Your KRIs are critical to your KPIs—do you know what they are? In this post, learn what a key risk indicator is, and why they’re essential to meeting your business goals. You’ll see examples of essential KRIs for supply chains and get tips on how to track them.
What are KRIs?
If you’ve ever sat in any kind of business meeting, you know what key performance indicators (KPIs) are. Companies measure these as a way to establish goals, track progress and understand where they’re falling short or where they’re exceeding expectations. KPIs are an essential part of running a business.
What many people don’t know is that there’s another acronym that should be just as familiar—and that is KRI, or key risk indicator. Why should you care about KRIs? Let us put it this way: You’re less likely to hit your KPIs if you’re not monitoring your KRIs.
So what are they? KRIs, to put it simply, are a quantifiable way to assess how risky a particular business activity is. Every company is different, and thus has to design KRIs differently—but some common examples of KRIs might be employee turnover and number of customer complaints, both of which could indicate that there are some underlying problems that might negatively impact the business.
KRIs apply to multiple LOBs, but they’re especially important for procurement and supply chain. If you have supply chain KPIs, then you better also have supply chain KRIs—because, if not, you’re not going to get the advance notice you need to address risk before it starts to affect these KPIs.
What are supply chain KRIs?
There are countless events that could cause a supply chain disruption, but most of them can be categorized into supply chain KRIs that will give you the big picture of the risk in your supply chain. Are you tracking the financial solvency of your suppliers? What about market changes that might affect prices within your supply chain? Geopolitical or weather events that could impact suppliers in particular areas, or that could impact your supply paths as goods are moved from suppliers to your own sites?
The bottom line is: If your organization has a supply chain, you better make sure that you’re tracking the KRIs that are going to affect this supply chain. Here are some examples of supply chain KRIs that will help you make sure you’re not in danger of missing your supply chain KPIs:
- Supplier credit rating
- Supplier profit margin Supplier OTD (on-time delivery) performance
- Supplier violations of regulations
- And many, many more!
How do you track supply chain KRIs?
Like many things, tracking supply chain KRIs is easiest if you have technology in place to help. Ideally, you shouldn’t have to manually assess KRIs, but should have a tool that can monitor them for you, while also calculating risk scores to easily tell you what areas of your supply chain are vulnerable.
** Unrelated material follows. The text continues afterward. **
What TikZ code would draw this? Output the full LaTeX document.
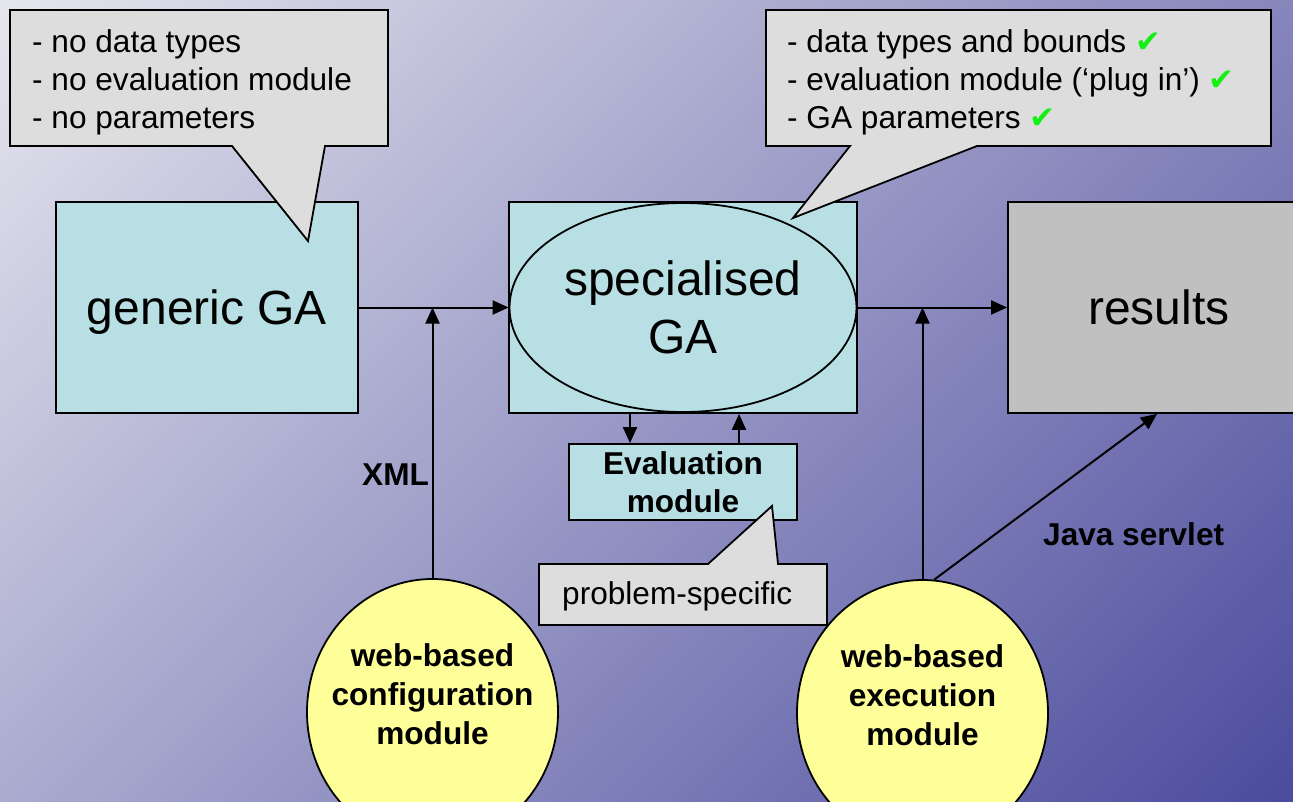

This is especially true because there are sudden, major events that might dramatically impact your business’ ability to keep running—for example, a fire at a supplier’s site—and that won’t be revealed by manually checking KRIs once a quarter (or even once a week).
When you’re ready to invest in this kind of technology, you should be looking for a tool that can provide real-time monitoring of a wide variety of data sources, including structured and unstructured data (official information databases, but also news sources, social media, etc.), to identify the information that should influence your KRIs. Ideally, this information should then be consolidated and presented in a risk scorecard, which gives you an at-a-glance understanding of what areas in your supply chain are looking risky.